Musical ties in Mountain Brook for Will Mason go back way further than opening their storefront for music lessons, Mason Music, in Mountain Brook Village in 2013. Today he focuses on running their four locations, while his wife, Sarah, runs the Mason Music Foundation to provide music opportunities to the low income population and those with disabilities. Will has also seen students like Ellis Bernstein signed with a band called Lady Legs and a group that came out of their Rock Band League, Riverbend, play at Sloss Fest. Here’s some of his story.

How did you first get into music?

My parents signed me up for piano lessons when I was 6. I excelled at it, but I didn’t really love it. I switched to guitar when I was 13, and it was totally different. I walked into my first lesson, and my teacher said, “What do you want to learn?” And I had never been asked that question, so I was really taken aback by that. Very quickly I started to connect the music I was listening to what I was playing, which was a really a different experience than piano. I started playing in bands, but I never considered making it a career. 

How did you end up teaching lessons?

I took a “semester” off of college, and started playing in a band that ended up turning into a five-year endeavor. We got signed to a record label and started touring the country and lived the dream. It was called Moses Mayfield, and Matthew Mayfield was the principal songwriter. He and I played in Art Forms together at the junior high. Then, I met my wife, Sarah, and got married in 2007, and the band got dropped from the label. My wife is a musician too, and we started  teaching lessons. My first student was a kid who came up to me at church after I was playing at a service, and said, “Hey, can you teach me how to do that?” I started meeting with him once a week and really liked it, and then his neighbor starting calling and their friends started calling.

How did that evolve into what is now Mason Music?

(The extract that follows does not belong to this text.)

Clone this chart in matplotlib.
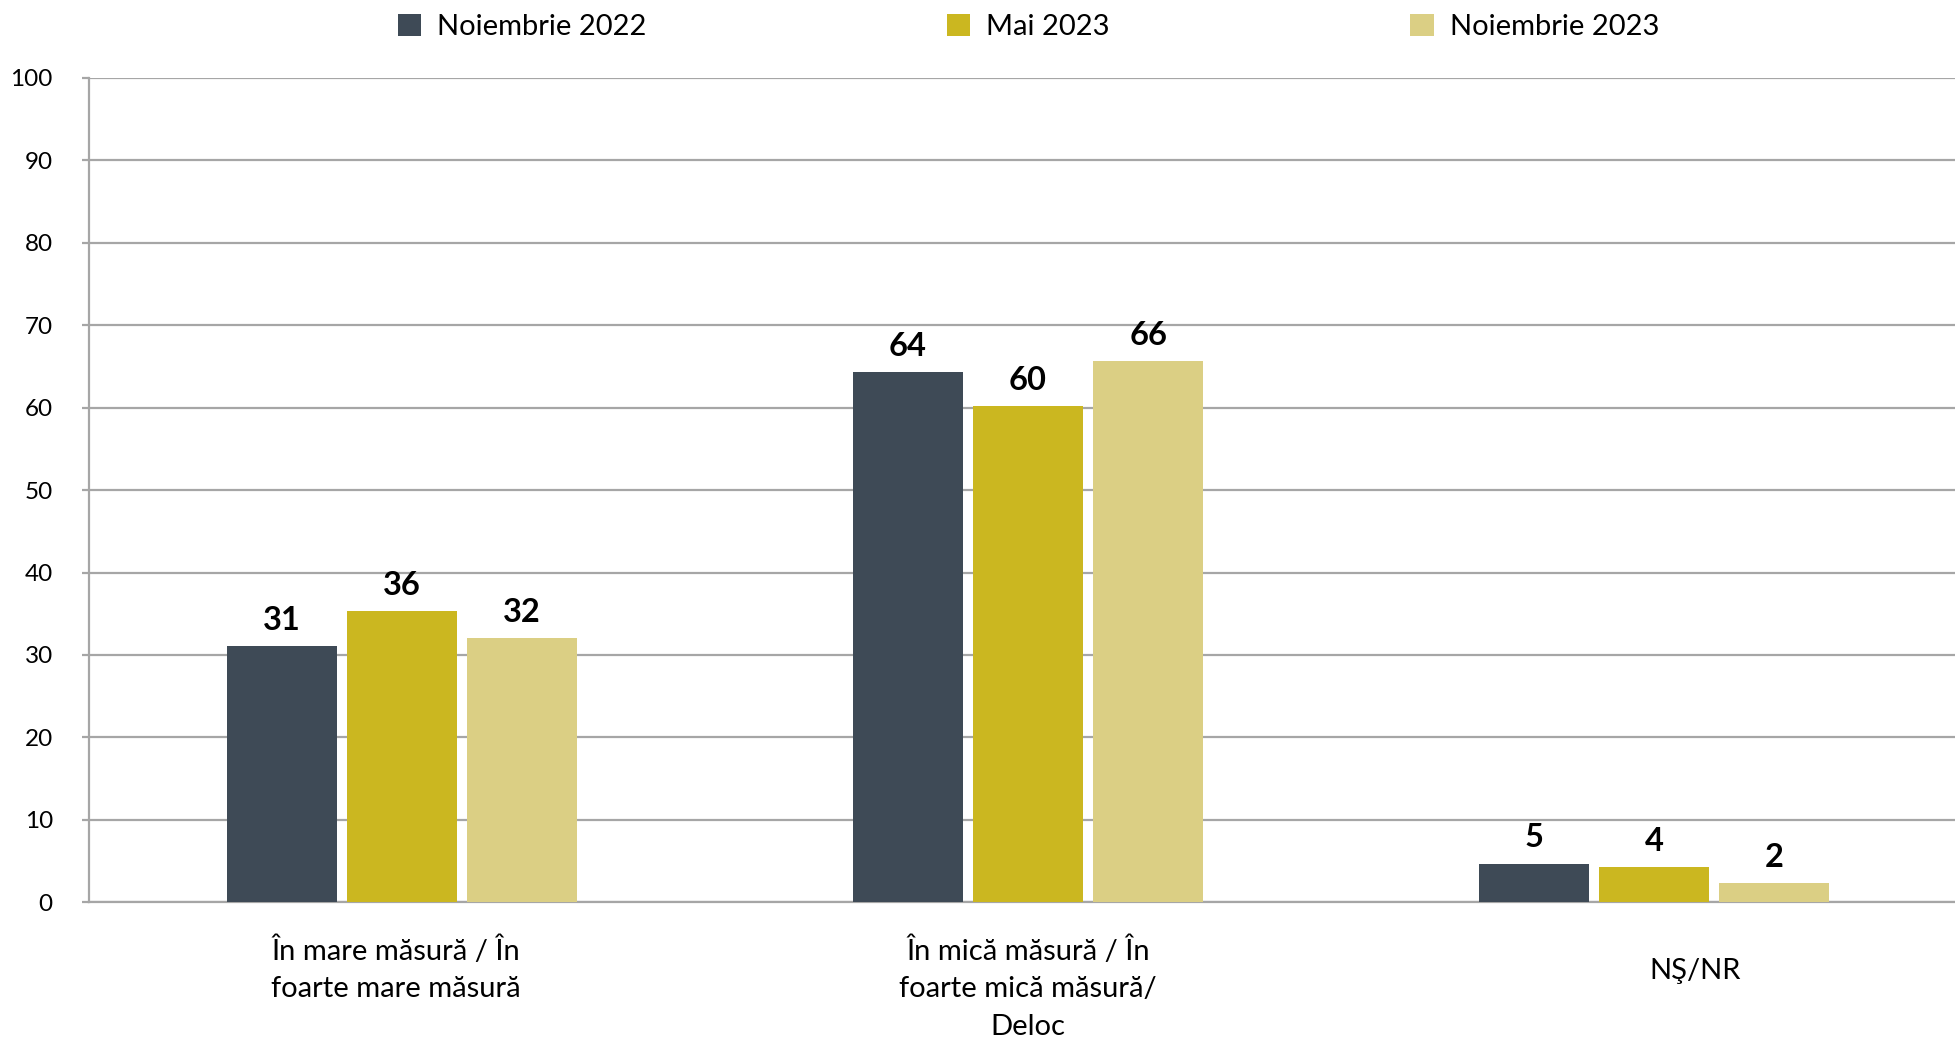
import numpy as np
import matplotlib
matplotlib.use("Agg")
import matplotlib.pyplot as plt
import matplotlib.transforms as mtransforms

plt.rcParams["font.family"] = ["Lato", "DejaVu Sans"]

# data
categories = ["În mare măsură / În\nfoarte mare măsură",
              "În mică măsură / În\nfoarte mică măsură/\nDeloc",
              "NŞ/NR"]
series = ["Noiembrie 2022", "Mai 2023", "Noiembrie 2023"]
nov_2022 = [31.1, 64.3, 4.7]
mai_2023 = [35.3, 60.2, 4.3]
nov_2023 = [32.1, 65.7, 2.35]
labels_nov_2022 = ["31", "64", "5"]
labels_mai_2023 = ["36", "60", "4"]
labels_nov_2023 = ["32", "66", "2"]
yticks = list(range(0, 101, 10))

colors = ["#3e4a56", "#cbb720", "#dbcf84"]
grid_col = "#a6a6a6"

fig = plt.figure(figsize=(19.55, 10.49), dpi=100)
ax = fig.add_axes([0.0455, 0.1399, 0.9606, 0.7858])

x = np.arange(len(categories))
width = 0.176
step = 0.192
all_vals = [nov_2022, mai_2023, nov_2023]
all_labels = [labels_nov_2022, labels_mai_2023, labels_nov_2023]
for i, (name, vals, labs, col) in enumerate(zip(series, all_vals, all_labels, colors)):
    bars = ax.bar(x + (i - 1) * step, vals, width, color=col, label=name, zorder=3)
    ax.bar_label(bars, labels=labs, padding=8, fontsize=23.5, fontweight="bold", color="black")

ax.set_xlim(-0.5, 2.5)
ax.set_ylim(0, 100)
ax.set_yticks(yticks)
ax.yaxis.grid(True, color=grid_col, linewidth=1.6, zorder=0)
ax.set_axisbelow(True)
for s in ["top", "right"]:
    ax.spines[s].set_visible(False)
ax.spines["left"].set_color(grid_col)
ax.spines["left"].set_linewidth(1.6)
ax.spines["bottom"].set_color(grid_col)
ax.spines["bottom"].set_linewidth(1.6)
ax.tick_params(axis="y", length=5, width=1.6, color=grid_col, pad=21, labelsize=17.5)
ax.tick_params(axis="x", length=0, labelbottom=False)

# category labels under the groups (the last one sits a bit right of its bars)
trans = mtransforms.blended_transform_factory(ax.transData, fig.transFigure)
label_shift = [-0.01, 0.0, 0.066]
for xi, cat, dx in zip(x, categories, label_shift):
    if "\n" in cat:
        ax.text(xi + dx, 1 - 936 / 1049, cat, transform=trans, ha="center", va="top",
                fontsize=21, linespacing=1.55)
    else:
        ax.text(xi + dx, 1 - 971 / 1049, cat, transform=trans, ha="center", va="center",
                fontsize=21)

fig.legend(loc="center", bbox_to_anchor=(0.526, 0.974), ncol=3, frameon=False,
           fontsize=21, handlelength=0.8, handleheight=0.8, handletextpad=0.55,
           columnspacing=10.3)

fig.savefig("out.png", dpi=100)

Sarah teaches piano and voice, and I teach guitar. We were driving all over, and then we started hiring some of our friends for our waiting list. All of the business stuff came later, but it became such a passion and there was a need for it in the community. We have now shifted from doing the teaching to finding great teachers to carry on our mission and vision. I have gone from my satisfaction and fulfillment being found in the teaching and one-on-one interactions with the students to letting go of some of that and seeing other teachers’ satisfaction in that and me enjoying leading those people. I feel really confident in everyone that works for us, and it allows us to multiply our influence.

How does Mason Music approach teaching?

It is very much a reaction to the rigid music lessons we experienced. Most of our teachers grew up with that, and to an extent we are grateful because it made us into the musicians that we are. As a teacher you have to figure out how hard to push a student and how to keep them engaged. It should be fun, it’s music. We have a lot of different teachers with different backgrounds and different personalities, so we can match people up to a teacher. We are like an eHarmony for music lessons.

What might people not know about what y’all do now?

The majority of what we do is private lessons—piano, voice, guitar, drums and violin, along with ukulele, harmonic, banjo, bass. We wanted to build community, and you can’t do that one at a time, so we do group lessons, like Taylor Swift voice class, a Led Zeppelin guitar class and more topic-based classes like a Recording 101. We have an acoustic jam session every Tuesday at 8:00 at night. The coolest thing we do in the group lesson realm is the Rock Band League. It’s a lot like a sports league model. They have a coach and practice every week in our facility, and then you have gigs at real venues. We also started a booking agency too that books bands in the community and have retail items in our locations.